[Entries with chart source code]
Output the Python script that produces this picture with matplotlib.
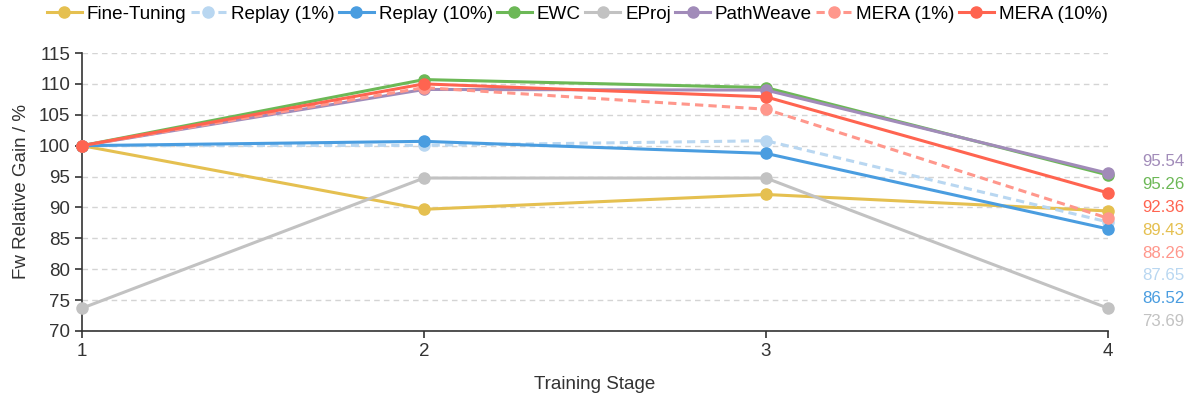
import matplotlib.pyplot as plt

plt.rcParams['font.family'] = ['Liberation Sans', 'DejaVu Sans']

stages = [1, 2, 3, 4]
methods = ['Fine-Tuning', 'Replay (1%)', 'Replay (10%)', 'EWC', 'EProj',
           'PathWeave', 'MERA (1%)', 'MERA (10%)']
fine_tuning = [100, 89.7, 92.1, 89.43]
replay_1 = [100, 100.05, 100.8, 87.65]
replay_10 = [100, 100.7, 98.75, 86.52]
ewc = [100, 110.7, 109.4, 95.26]
eproj = [73.69, 94.76, 94.76, 73.69]
pathweave = [100, 109.1, 109.0, 95.54]
mera_1 = [100, 109.4, 105.9, 88.26]
mera_10 = [100, 110.0, 107.9, 92.36]

series = [fine_tuning, replay_1, replay_10, ewc, eproj, pathweave, mera_1, mera_10]
colors = ['#e5c050', '#b9d7f1', '#4a9de0', '#6cb856', '#c2c2c2', '#a18bb9',
          '#ff978c', '#ff6450']
styles = ['-', (0, (2.7, 1.7)), '-', '-', '-', '-', (0, (2.7, 1.7)), '-']

fig = plt.figure(figsize=(11.92, 4.01), dpi=100)
ax = fig.add_axes([0.0688, 0.1746, 0.8607, 0.6932])

for name, vals, c, ls in zip(methods, series, colors, styles):
    ax.plot(stages, vals, color=c, linestyle=ls, linewidth=2.2, marker='o',
            markersize=8, label=name, clip_on=False, zorder=3)

ax.set_xlim(1, 4)
ax.set_ylim(70, 115)
ax.set_xticks(stages)
ax.set_yticks(range(70, 116, 5))
ax.grid(axis='y', linestyle=(0, (4, 3)), color='#d4d4d4', linewidth=1)
ax.set_axisbelow(True)
for s in ['top', 'right']:
    ax.spines[s].set_visible(False)
for s in ['left', 'bottom']:
    ax.spines[s].set_color('#333333')
    ax.spines[s].set_linewidth(1.2)
ax.tick_params(labelsize=13.5, colors='#333333', length=5, width=1.2)
ax.set_xlabel('Training Stage', fontsize=13.5, color='#333333', labelpad=12)
ax.set_ylabel('Fw Relative Gain / %', fontsize=13.5, color='#333333', labelpad=6)

# final values listed at the right, sorted
finals = sorted(zip([v[-1] for v in series], colors), reverse=True)
for i, (v, c) in enumerate(finals):
    ax.text(1.033, 0.609 - i * 0.0822, f'{v:.2f}', transform=ax.transAxes,
            color=c, fontsize=12.2, va='center', ha='left')

fig.legend(loc='center left', bbox_to_anchor=(47 / 1192, 1 - 14 / 401), ncol=8,
           frameon=False, fontsize=13.6, handlelength=1.85, columnspacing=0.23,
           handletextpad=0.26, borderpad=0, borderaxespad=0)

fig.savefig('out.png', dpi=100)
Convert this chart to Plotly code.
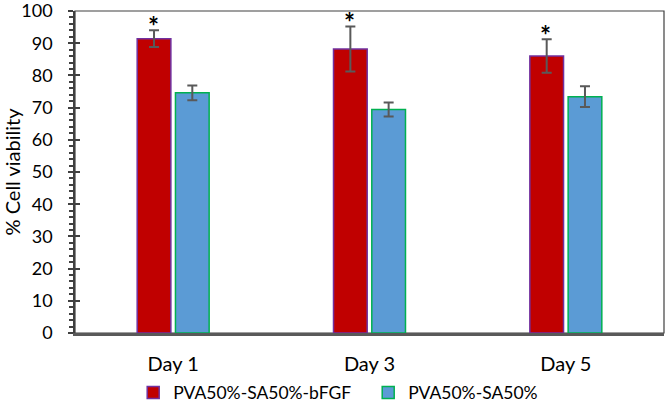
import plotly.graph_objects as go

days = ["Day 1", "Day 3", "Day 5"]
bfgf = [91.4, 88.2, 86.0]
bfgf_err = [2.6, 7.0, 5.2]
plain = [74.6, 69.4, 73.4]
plain_err = [2.3, 2.2, 3.2]
star_text = ["*", "*", "*"]

font = "Lato, 'Open Sans', sans-serif"

fig = go.Figure()
fig.add_trace(go.Bar(x=days, y=bfgf, name="PVA50%-SA50%-bFGF",
                     marker=dict(color="#C00000", line=dict(color="#7030A0", width=1.5)),
                     error_y=dict(type="data", array=bfgf_err, color="#595959",
                                  thickness=2, width=5)))
fig.add_trace(go.Bar(x=days, y=plain, name="PVA50%-SA50%",
                     marker=dict(color="#5B9BD5", line=dict(color="#00B050", width=1.5)),
                     error_y=dict(type="data", array=plain_err, color="#595959",
                                  thickness=2, width=5)))
# empty trace just so the inner-tick axis gets drawn
fig.add_trace(go.Scatter(x=days, y=[None] * len(days), yaxis="y2",
                         showlegend=False, hoverinfo="skip"))

# significance stars above the bFGF error bars
for d, v, e, s in zip(days, bfgf, bfgf_err, star_text):
    fig.add_annotation(x=d, y=v + e, text="<b>%s</b>" % s, showarrow=False,
                       xshift=-20, yshift=4, font=dict(size=26, color="black", family=font))

# top and right frame
fig.add_shape(type="rect", xref="paper", yref="paper", x0=0, x1=1, y0=0, y1=1,
              line=dict(color="#404040", width=1.2), layer="below")

fig.update_layout(
    width=666, height=404,
    margin=dict(l=75, r=2, t=11, b=71),
    plot_bgcolor="white", paper_bgcolor="white",
    barmode="group", bargap=0.61, bargroupgap=0.12,
    font=dict(family=font, size=18, color="black"),
    legend=dict(orientation="h", xref="container", yref="container",
                x=0.2, xanchor="left", y=0.028, yanchor="middle",
                bgcolor="rgba(0,0,0,0)",
                font=dict(size=17.5), itemwidth=30, traceorder="normal",
                entrywidth=190, entrywidthmode="pixels"),
    yaxis2=dict(overlaying="y", side="left", range=[0, 100], dtick=10,
                ticks="inside", ticklen=5, tickcolor="#404040", tickwidth=1.5,
                showticklabels=False, showgrid=False, showline=False,
                zeroline=False, automargin=False),
)
fig.layout.yaxis.update(range=[0, 100], dtick=10, showgrid=False, showline=True,
                        linecolor="#404040", linewidth=1.5,
                        ticks="outside", ticklen=5, tickcolor="#404040", tickwidth=1.5,
                        minor=dict(ticks="outside", dtick=2, ticklen=4, tickcolor="#404040"),
                        title=dict(text="% Cell viability", font=dict(size=20), standoff=10),
                        tickfont=dict(size=18), zeroline=False, automargin=False,
                        ticklabeloverflow="allow", ticklabelstandoff=12)
fig.update_xaxes(showline=True, linecolor="#595959", linewidth=2.5,
                 ticks="", tickfont=dict(size=20), automargin=False,
                 ticklabelstandoff=11)

# page body has a default 8px margin; drop it so the figure fills the window
fig.write_html("out.html", config={"displayModeBar": False},
               post_script="document.body.style.margin='0';")
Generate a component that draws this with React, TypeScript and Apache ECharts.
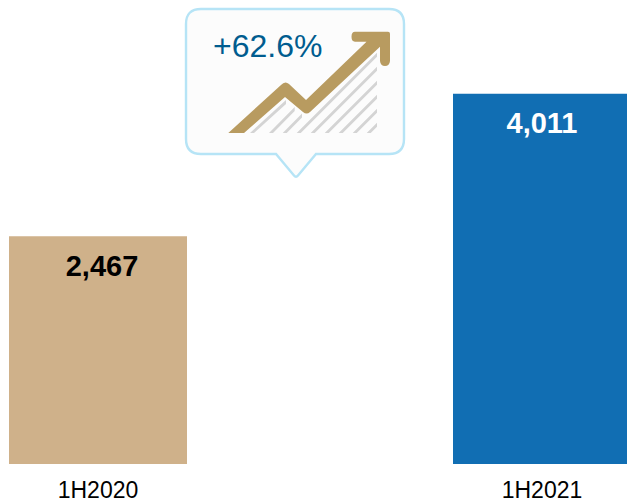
import React, { useEffect, useRef } from "react";
import * as echarts from "echarts";

const categories = ["1H2020", "1H2021"];
const values = [2467, 4011];
const barColors = ["#CFB18A", "#116EB3"];
const labelColors = ["#000000", "#FFFFFF"];
const labelOffsets = [[4, 1], [0, 1]];
const growthLabel = "+62.6%";

const FONT = '"Liberation Sans", Arial, sans-serif';

// Speech-bubble outline around the growth badge
const bubblePath =
  "M201 9 L389 9 Q404 9 404 24 L404 139 Q404 154 389 154 L316 154 L298 175.5 Q296 178 294 175.5 L276 154 L201 154 Q186 154 186 139 L186 24 Q186 9 201 9 Z";

// Rising arrow of the growth icon
const arrowPath =
  "M228.3 133 L281 85 Q285 80.5 289 84 L306 100 L366.5 41.7 L355 41.7 Q351.5 41.5 351.5 36.7 Q351.5 31.7 355 31.7 L388 31.7 Q390 31.7 390 33.7 L390 61 Q389.5 66 385 66 Q380.5 66 380 61 L380 46.7 L310 112 Q306.7 115 303 112 L285 97 L244 133 Z";

// Hatching under the arrow: [bottom x, top x, top y] per stripe
const hatchStripes = [
  [252, 286, 102],
  [271, 294.7, 109],
  [284.7, 302, 115.6],
  [298.7, 377, 54.7],
  [312.7, 377, 68.7],
  [326.7, 377, 82.7],
  [340.7, 377, 96.7],
  [354.7, 377, 110.7],
  [368.7, 377, 124.7],
];
const hatchPath = hatchStripes
  .map(([bx, tx, ty]) => `M${bx - 2} 133 L${bx + 2} 133 L${tx} ${ty + 2} L${tx} ${ty - 2} Z`)
  .join(" ");

echarts.graphic.registerShape("growthBubble", echarts.graphic.extendPath(bubblePath, {}));
echarts.graphic.registerShape("growthArrow", echarts.graphic.extendPath(arrowPath, {}));
echarts.graphic.registerShape("growthHatch", echarts.graphic.extendPath(hatchPath, {}));

export default function App() {
  const ref = useRef<HTMLDivElement>(null);

  useEffect(() => {
    const chart = echarts.init(ref.current!, null, { renderer: "svg" });
    chart.setOption({
      animation: false,
      backgroundColor: "#FFFFFF",
      // The grid runs past the canvas so the two bands land where the bars sit
      grid: { left: -124, top: 2.5, width: 888, height: 461.5, outerBoundsMode: "none" },
      xAxis: {
        type: "category",
        data: categories,
        axisLine: { show: false },
        axisTick: { show: false },
        axisLabel: {
          interval: 0,
          color: "#000000",
          fontFamily: FONT,
          fontSize: 23,
          lineHeight: 18,
          margin: 17,
        },
      },
      yAxis: { type: "value", min: 0, max: 5000, show: false, splitLine: { show: false } },
      series: [
        {
          type: "bar",
          barWidth: 178,
          data: values.map((value, i) => ({
            value,
            itemStyle: { color: barColors[i] },
            label: {
              show: true,
              position: "insideTop",
              distance: 14,
              offset: labelOffsets[i],
              formatter: ({ value: v }: { value: number }) => v.toLocaleString("en-US"),
              color: labelColors[i],
              fontFamily: FONT,
              fontWeight: "bold",
              fontSize: 29,
            },
          })),
        },
      ],
      graphic: [
        {
          type: "group",
          silent: true,
          children: [
            { type: "growthBubble", x: 0, y: 0, style: { fill: "#FCFCFC", stroke: "#B6E4F6", lineWidth: 2.4 } },
            { type: "growthHatch", x: 0, y: 0, style: { fill: "#D4D4D4" } },
            { type: "growthArrow", x: 0, y: 0, style: { fill: "#B89B60" } },
            {
              type: "text",
              x: 213,
              y: 46,
              style: {
                text: growthLabel,
                fill: "#005C8F",
                font: `32px ${FONT}`,
                verticalAlign: "middle",
              },
            },
          ],
        },
      ],
    });
    return () => chart.dispose();
  }, []);

  return <div ref={ref} style={{ position: "absolute", left: 0, top: 0, width: 627, height: 502 }} />;
}
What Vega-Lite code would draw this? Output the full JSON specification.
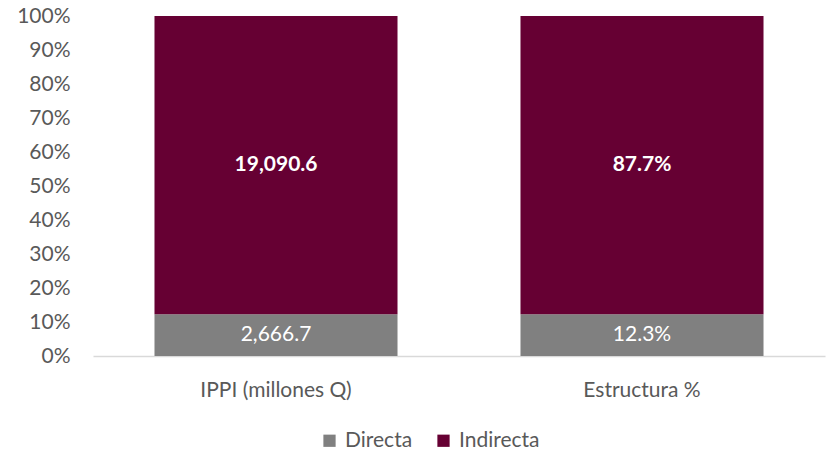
{
  "$schema": "https://vega.github.io/schema/vega-lite/v6.json",
  "width": 732,
  "height": 340,
  "autosize": {"type": "none"},
  "padding": {"left": 93, "top": 16, "right": 5, "bottom": 97},
  "background": "white",
  "config": {"view": {"stroke": null}, "font": "Lato"},
  "data": {"values": [
    {"cat": "IPPI (millones Q)", "tipo": "Directa", "valor": 2666.7, "label": "2,666.7", "ord": 1},
    {"cat": "IPPI (millones Q)", "tipo": "Indirecta", "valor": 19090.6, "label": "19,090.6", "ord": 2},
    {"cat": "Estructura %", "tipo": "Directa", "valor": 12.3, "label": "12.3%", "ord": 1},
    {"cat": "Estructura %", "tipo": "Indirecta", "valor": 87.7, "label": "87.7%", "ord": 2}
  ]},
  "transform": [
    {"stack": "valor", "groupby": ["cat"], "sort": [{"field": "ord"}], "offset": "normalize", "as": ["y0", "y1"]},
    {"calculate": "(datum.y0 + datum.y1) / 2", "as": "ymid"}
  ],
  "encoding": {
    "x": {"field": "cat", "type": "nominal", "sort": ["IPPI (millones Q)", "Estructura %"],
      "scale": {"paddingInner": 0.336, "paddingOuter": 0.168},
      "axis": {"title": null, "labelAngle": 0, "labelFontSize": 21, "labelColor": "#595959", "labelPadding": 23, "ticks": false, "domainColor": "#d9d9d9", "domainWidth": 1.5}},
    "y": {"field": "y0", "type": "quantitative",
      "scale": {"domain": [0, 1]},
      "axis": {"title": null, "format": ".0%", "values": [0,0.1,0.2,0.3,0.4,0.5,0.6,0.7,0.8,0.9,1], "labelOverlap": false, "grid": false, "domain": false, "ticks": false, "labelFontSize": 21, "labelColor": "#595959", "labelPadding": 23}}
  },
  "layer": [
    {
      "mark": {"type": "bar"},
      "encoding": {
        "y2": {"field": "y1"},
        "color": {"field": "tipo", "type": "nominal",
          "scale": {"domain": ["Directa", "Indirecta"], "range": ["#808080", "#660033"]},
          "legend": {"title": null, "orient": "none", "legendX": 226, "legendY": 414, "direction": "horizontal", "symbolType": "square", "symbolSize": 150, "symbolStrokeWidth": 0, "labelFontSize": 21, "labelColor": "#595959", "columnPadding": 20, "labelOffset": 5}}
      }
    },
    {
      "transform": [{"filter": "datum.tipo === 'Directa'"}],
      "mark": {"type": "text", "color": "white", "fontSize": 21, "baseline": "middle", "fontWeight": "normal"},
      "encoding": {
        "y": {"field": "ymid", "type": "quantitative"},
        "text": {"field": "label"}
      }
    },
    {
      "transform": [{"filter": "datum.tipo === 'Indirecta'"}],
      "mark": {"type": "text", "color": "white", "fontSize": 21, "baseline": "middle", "fontWeight": "bold"},
      "encoding": {
        "y": {"field": "ymid", "type": "quantitative"},
        "text": {"field": "label"}
      }
    }
  ]
}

• WORK TO COMPLETE:
Only the lines from the top of the data through the line with "ax = fig.add_axes([0.0688, 0.1746, 0.8607, 0.6932])" should be quoted, exactly and with both ends kept; skip the pictures.

• FULL RESPONSE:
Output the Python script that produces this picture with matplotlib.
import matplotlib.pyplot as plt

plt.rcParams['font.family'] = ['Liberation Sans', 'DejaVu Sans']

stages = [1, 2, 3, 4]
methods = ['Fine-Tuning', 'Replay (1%)', 'Replay (10%)', 'EWC', 'EProj',
           'PathWeave', 'MERA (1%)', 'MERA (10%)']
fine_tuning = [100, 89.7, 92.1, 89.43]
replay_1 = [100, 100.05, 100.8, 87.65]
replay_10 = [100, 100.7, 98.75, 86.52]
ewc = [100, 110.7, 109.4, 95.26]
eproj = [73.69, 94.76, 94.76, 73.69]
pathweave = [100, 109.1, 109.0, 95.54]
mera_1 = [100, 109.4, 105.9, 88.26]
mera_10 = [100, 110.0, 107.9, 92.36]

series = [fine_tuning, replay_1, replay_10, ewc, eproj, pathweave, mera_1, mera_10]
colors = ['#e5c050', '#b9d7f1', '#4a9de0', '#6cb856', '#c2c2c2', '#a18bb9',
          '#ff978c', '#ff6450']
styles = ['-', (0, (2.7, 1.7)), '-', '-', '-', '-', (0, (2.7, 1.7)), '-']

fig = plt.figure(figsize=(11.92, 4.01), dpi=100)
ax = fig.add_axes([0.0688, 0.1746, 0.8607, 0.6932])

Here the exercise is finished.